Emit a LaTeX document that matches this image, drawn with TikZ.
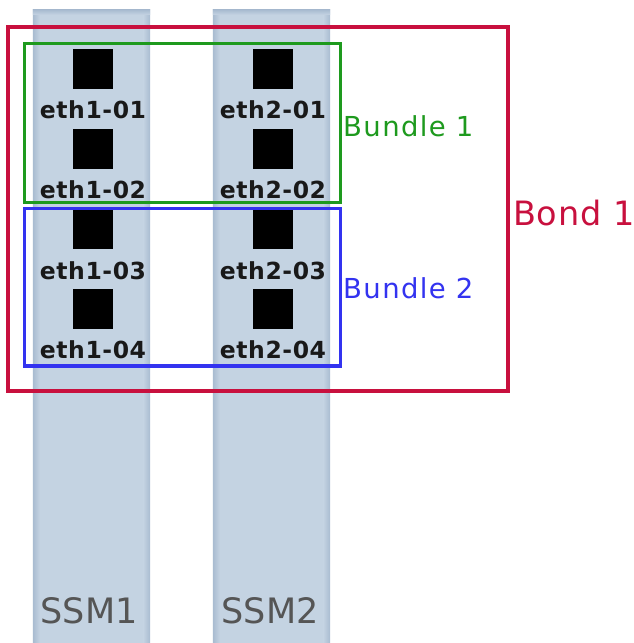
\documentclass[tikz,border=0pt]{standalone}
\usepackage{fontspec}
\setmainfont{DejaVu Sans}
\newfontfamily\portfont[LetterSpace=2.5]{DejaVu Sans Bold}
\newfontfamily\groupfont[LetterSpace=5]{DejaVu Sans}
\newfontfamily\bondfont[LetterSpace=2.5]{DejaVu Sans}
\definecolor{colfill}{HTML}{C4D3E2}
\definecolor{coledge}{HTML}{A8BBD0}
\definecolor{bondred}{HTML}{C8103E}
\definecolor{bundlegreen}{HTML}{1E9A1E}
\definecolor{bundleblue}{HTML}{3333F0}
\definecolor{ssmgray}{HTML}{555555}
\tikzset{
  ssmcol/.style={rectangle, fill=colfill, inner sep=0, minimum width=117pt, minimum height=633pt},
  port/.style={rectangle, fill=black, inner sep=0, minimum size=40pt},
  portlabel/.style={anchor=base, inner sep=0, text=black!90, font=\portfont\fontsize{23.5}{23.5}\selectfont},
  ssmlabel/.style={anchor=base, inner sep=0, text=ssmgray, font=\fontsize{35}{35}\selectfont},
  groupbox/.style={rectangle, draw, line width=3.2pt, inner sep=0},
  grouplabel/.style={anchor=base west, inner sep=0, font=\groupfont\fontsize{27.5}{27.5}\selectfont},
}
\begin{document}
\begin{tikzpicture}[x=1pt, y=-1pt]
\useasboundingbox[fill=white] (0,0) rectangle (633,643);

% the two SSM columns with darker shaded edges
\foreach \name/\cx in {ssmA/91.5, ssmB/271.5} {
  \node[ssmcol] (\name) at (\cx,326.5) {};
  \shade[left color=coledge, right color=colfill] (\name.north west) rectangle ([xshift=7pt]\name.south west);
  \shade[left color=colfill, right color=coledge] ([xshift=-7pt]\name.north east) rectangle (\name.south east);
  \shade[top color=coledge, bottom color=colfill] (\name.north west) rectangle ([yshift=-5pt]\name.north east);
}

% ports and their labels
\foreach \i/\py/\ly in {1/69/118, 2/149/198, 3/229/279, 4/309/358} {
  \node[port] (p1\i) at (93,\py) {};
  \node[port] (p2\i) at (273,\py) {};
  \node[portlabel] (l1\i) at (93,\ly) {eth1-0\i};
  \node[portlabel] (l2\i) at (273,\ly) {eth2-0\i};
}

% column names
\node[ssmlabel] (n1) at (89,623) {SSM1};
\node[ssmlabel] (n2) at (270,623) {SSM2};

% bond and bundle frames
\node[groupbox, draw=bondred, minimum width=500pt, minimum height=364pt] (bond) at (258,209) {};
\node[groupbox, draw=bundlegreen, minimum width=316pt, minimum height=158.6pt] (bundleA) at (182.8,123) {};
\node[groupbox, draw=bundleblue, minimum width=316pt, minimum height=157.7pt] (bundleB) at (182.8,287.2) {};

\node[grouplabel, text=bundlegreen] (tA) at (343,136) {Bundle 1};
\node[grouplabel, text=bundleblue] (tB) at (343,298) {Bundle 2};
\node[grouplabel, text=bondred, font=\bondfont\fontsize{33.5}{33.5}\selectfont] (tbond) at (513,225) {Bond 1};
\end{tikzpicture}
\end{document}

*Prompt*: From the material above, reproduce everything verbatim except the pictures.

*Task answer*:
Emit a LaTeX document that matches this image, drawn with TikZ.
\documentclass[tikz,border=0pt]{standalone}
\usepackage{fontspec}
\setmainfont{DejaVu Sans}
\newfontfamily\portfont[LetterSpace=2.5]{DejaVu Sans Bold}
\newfontfamily\groupfont[LetterSpace=5]{DejaVu Sans}
\newfontfamily\bondfont[LetterSpace=2.5]{DejaVu Sans}
\definecolor{colfill}{HTML}{C4D3E2}
\definecolor{coledge}{HTML}{A8BBD0}
\definecolor{bondred}{HTML}{C8103E}
\definecolor{bundlegreen}{HTML}{1E9A1E}
\definecolor{bundleblue}{HTML}{3333F0}
\definecolor{ssmgray}{HTML}{555555}
\tikzset{
  ssmcol/.style={rectangle, fill=colfill, inner sep=0, minimum width=117pt, minimum height=633pt},
  port/.style={rectangle, fill=black, inner sep=0, minimum size=40pt},
  portlabel/.style={anchor=base, inner sep=0, text=black!90, font=\portfont\fontsize{23.5}{23.5}\selectfont},
  ssmlabel/.style={anchor=base, inner sep=0, text=ssmgray, font=\fontsize{35}{35}\selectfont},
  groupbox/.style={rectangle, draw, line width=3.2pt, inner sep=0},
  grouplabel/.style={anchor=base west, inner sep=0, font=\groupfont\fontsize{27.5}{27.5}\selectfont},
}
\begin{document}
\begin{tikzpicture}[x=1pt, y=-1pt]
\useasboundingbox[fill=white] (0,0) rectangle (633,643);

% the two SSM columns with darker shaded edges
\foreach \name/\cx in {ssmA/91.5, ssmB/271.5} {
  \node[ssmcol] (\name) at (\cx,326.5) {};
  \shade[left color=coledge, right color=colfill] (\name.north west) rectangle ([xshift=7pt]\name.south west);
  \shade[left color=colfill, right color=coledge] ([xshift=-7pt]\name.north east) rectangle (\name.south east);
  \shade[top color=coledge, bottom color=colfill] (\name.north west) rectangle ([yshift=-5pt]\name.north east);
}

% ports and their labels
\foreach \i/\py/\ly in {1/69/118, 2/149/198, 3/229/279, 4/309/358} {
  \node[port] (p1\i) at (93,\py) {};
  \node[port] (p2\i) at (273,\py) {};
  \node[portlabel] (l1\i) at (93,\ly) {eth1-0\i};
  \node[portlabel] (l2\i) at (273,\ly) {eth2-0\i};
}

% column names
\node[ssmlabel] (n1) at (89,623) {SSM1};
\node[ssmlabel] (n2) at (270,623) {SSM2};

% bond and bundle frames
\node[groupbox, draw=bondred, minimum width=500pt, minimum height=364pt] (bond) at (258,209) {};
\node[groupbox, draw=bundlegreen, minimum width=316pt, minimum height=158.6pt] (bundleA) at (182.8,123) {};
\node[groupbox, draw=bundleblue, minimum width=316pt, minimum height=157.7pt] (bundleB) at (182.8,287.2) {};

\node[grouplabel, text=bundlegreen] (tA) at (343,136) {Bundle 1};
\node[grouplabel, text=bundleblue] (tB) at (343,298) {Bundle 2};
\node[grouplabel, text=bondred, font=\bondfont\fontsize{33.5}{33.5}\selectfont] (tbond) at (513,225) {Bond 1};
\end{tikzpicture}
\end{document}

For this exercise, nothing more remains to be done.